De cualquier manera que se considere, esto es injusto. La incuria de nuestros vecinos, como la nuestra, debe tener correctivo; pero no el desproporcionado castigo de un despojo absoluto.

Aquí se ve que la fuerza es, aún en estos tiempos de progreso, el único derecho eficaz en los destinos del mundo. Somos débiles, no digamos más. Nuestros derechos quedan reducidos a cero con esta secreta y decisiva afirmación. Somos débiles. Hoy, como en tiempos de Carlos V, el débil no tiene nunca razón; el fuerte lleva en su espada la antorcha que esclarece todas las dudas en materia de posesión. Alemania, omnipotente por tierra; Inglaterra, poderosísima en los mares, sintetizan el moderno jus: ellas son el alfa y el omega de la historia contemporánea. Nuestra única esperanza es que estos dos colosos incurran en la tontería (no es la primera vez que los colosos flaquean por este lado) de ser rivales: que Inglaterra tenga celos de las ambiciones coloniales de Germania; que ambas se pongan de punta, y nos den, en la tierra o en el mar, el espectáculo delicioso de uno de esos duelos titánicos en cuyo desenlace, como en el gracioso combate del cuento andaluz, no quedan más que los rabos.

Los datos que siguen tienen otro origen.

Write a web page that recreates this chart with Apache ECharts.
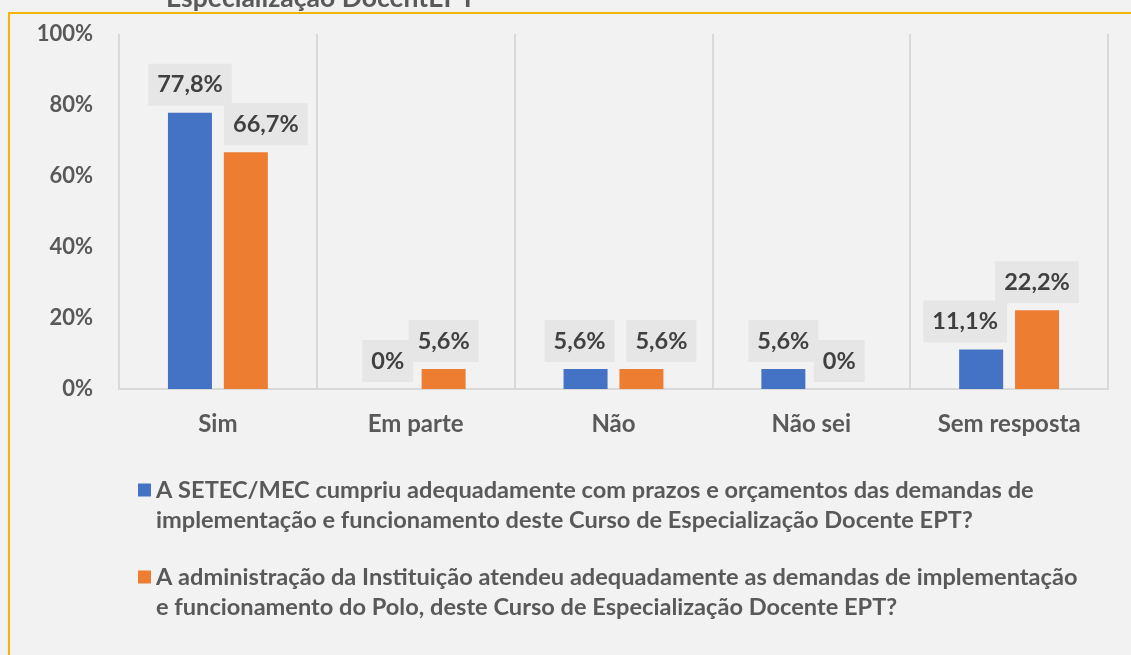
<!DOCTYPE html>
<html lang="pt">
<head>
    <meta charset="UTF-8">
    <title>echarts</title>
    <style>
        html, body { margin: 0; padding: 0; background: #f2f2f2; }
    </style>
    <script src="https://cdn.jsdelivr.net/npm/echarts@6/dist/echarts.min.js"></script>
</head>
<body>
<div id="main" style="width:1131px;height:655px"></div>
<script>
    var categories = ['Sim', 'Em parte', 'Não', 'Não sei', 'Sem resposta'];
    var setecValues = [77.8, 0, 5.6, 5.6, 11.1];
    var instValues = [66.7, 5.6, 5.6, 0, 22.2];
    var yTicks = [0, 20, 40, 60, 80, 100];
    var setecName = 'A SETEC/MEC cumpriu adequadamente com prazos e orçamentos das demandas de\nimplementação e funcionamento deste Curso de Especialização Docente EPT?';
    var instName = 'A administração da Instituição atendeu adequadamente as demandas de implementação\ne funcionamento do Polo, deste Curso de Especialização Docente EPT?';

    // where Excel nudged the labels sideways
    var setecShift = [0, 0, -6, 0, -16];
    var instShift = [20, 0, 20, 0, 0];

    var font = 'Lato, "Noto Sans", sans-serif';

    function fmt(v) {
        return v === 0 ? '0%' : v.toFixed(1).replace('.', ',') + '%';
    }

    function withLabels(values, shifts) {
        return values.map(function (v, i) {
            return { value: v, label: { offset: [shifts[i], 0] } };
        });
    }

    var barLabel = {
        show: true,
        position: 'top',
        distance: 7,
        formatter: function (p) { return fmt(p.value); },
        fontFamily: font,
        fontWeight: 'bold',
        fontSize: 23.5,
        color: '#404040',
        backgroundColor: '#e6e6e6',
        padding: [9, 9]
    };

    var myChart = echarts.init(document.getElementById('main'));
    var option = {
        backgroundColor: '#f2f2f2',
        animation: false,
        title: {
            text: 'Especialização DocentEPT',
            left: 161,
            top: -20,
            textStyle: { fontFamily: font, fontWeight: 'bold', fontSize: 26.5, color: '#595959' }
        },
        graphic: [{
            type: 'rect',
            silent: true,
            z: -1,
            shape: { x: 9, y: 13, width: 1200, height: 700 },
            style: { fill: null, stroke: '#f5b400', lineWidth: 2 }
        }],
        grid: { left: 119, right: 23, top: 34, bottom: 266 },
        xAxis: {
            type: 'category',
            data: categories,
            axisTick: { show: false },
            axisLine: { lineStyle: { color: '#d9d9d9', width: 2 } },
            splitLine: { show: true, lineStyle: { color: '#d9d9d9', width: 2 } },
            axisLabel: {
                margin: 23,
                fontFamily: font, fontWeight: 'bold', fontSize: 24, color: '#595959'
            }
        },
        yAxis: {
            type: 'value',
            min: yTicks[0],
            max: yTicks[yTicks.length - 1],
            interval: 20,
            splitLine: { show: false },
            axisLine: { show: false },
            axisTick: { show: false },
            axisLabel: {
                margin: 26,
                formatter: '{value}%',
                fontFamily: font, fontWeight: 'bold', fontSize: 22, color: '#595959'
            }
        },
        legend: {
            orient: 'vertical',
            left: 133,
            top: 440,
            itemWidth: 13,
            itemHeight: 13,
            itemGap: -3,
            icon: 'rect',
            // blank first line so the marker sits beside the first text line
            formatter: function (name) { return '\n' + name; },
            textStyle: {
                fontFamily: font, fontWeight: 'bold', fontSize: 23.6, color: '#595959',
                lineHeight: 30
            },
            data: [setecName, instName]
        },
        series: [{
            name: setecName,
            type: 'bar',
            barWidth: 44,
            barGap: '27%',
            itemStyle: { color: '#4472c4' },
            label: barLabel,
            data: withLabels(setecValues, setecShift)
        }, {
            name: instName,
            type: 'bar',
            barWidth: 44,
            itemStyle: { color: '#ed7d31' },
            label: barLabel,
            data: withLabels(instValues, instShift)
        }]
    };
    myChart.setOption(option);
</script>
</body>
</html>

Pero si se ponen de acuerdo y marchan unidas, pronto veremos que la preponderancia del principio sajón será decisiva en el mundo, y que aun los más autónomos nos veremos iasensiblemente arrastrados a una situación dependiente y subalterna, recibiendo leyes de los más fuertes en lo político y en lo comercial. No sólo perderemos poco a poco nuestras colonias, sino que de una manera insensible nos iremos convirtiendo en algo conquistable y colonizable para provecho de ellos. El protectorado industrial en que ya nos tienen con la formidable arma de la hulla, se irá trocando poco a poco en dominio de otra clase, y los que hoy somos consumidores y parroquianos, llegaremos quizá, por la fuerza de las leyes físicas, a ser verdaderos súbditos.

III

Quizá sea esto exagerado, pesimismo; pero vivamos prevenidos. Esperemos nuestro remedio de vigorosa resurrección del espíritu ibérico, en el sentido más amplio que se pudiera imaginar. Apartemos los ojos de nuestras estériles contiendas, y reconozcamos la fuerza intrínseca que aún atesora nuestra raza. Aprovechemos esa fuerza y no la dejemos perder. Ante todo, tengamos conciencia de nosotros mismos, sumémonos, en una palabra, reunamos, en una cifra, a todos los que hablan las dos lenguas ibéricas, y veremos que somos una falange de ochenta millones de seres. Esta simple operación aritmética ya nos infunde ánimos. Lo primero que se hace en presencia de un enemigo es medir la propia fuerza. Hemos medido la nuestra y hemos hallado que no es nada despreciable.

Después de saber cuántos somos, averigüemos si somos capaces de tener un ideal común.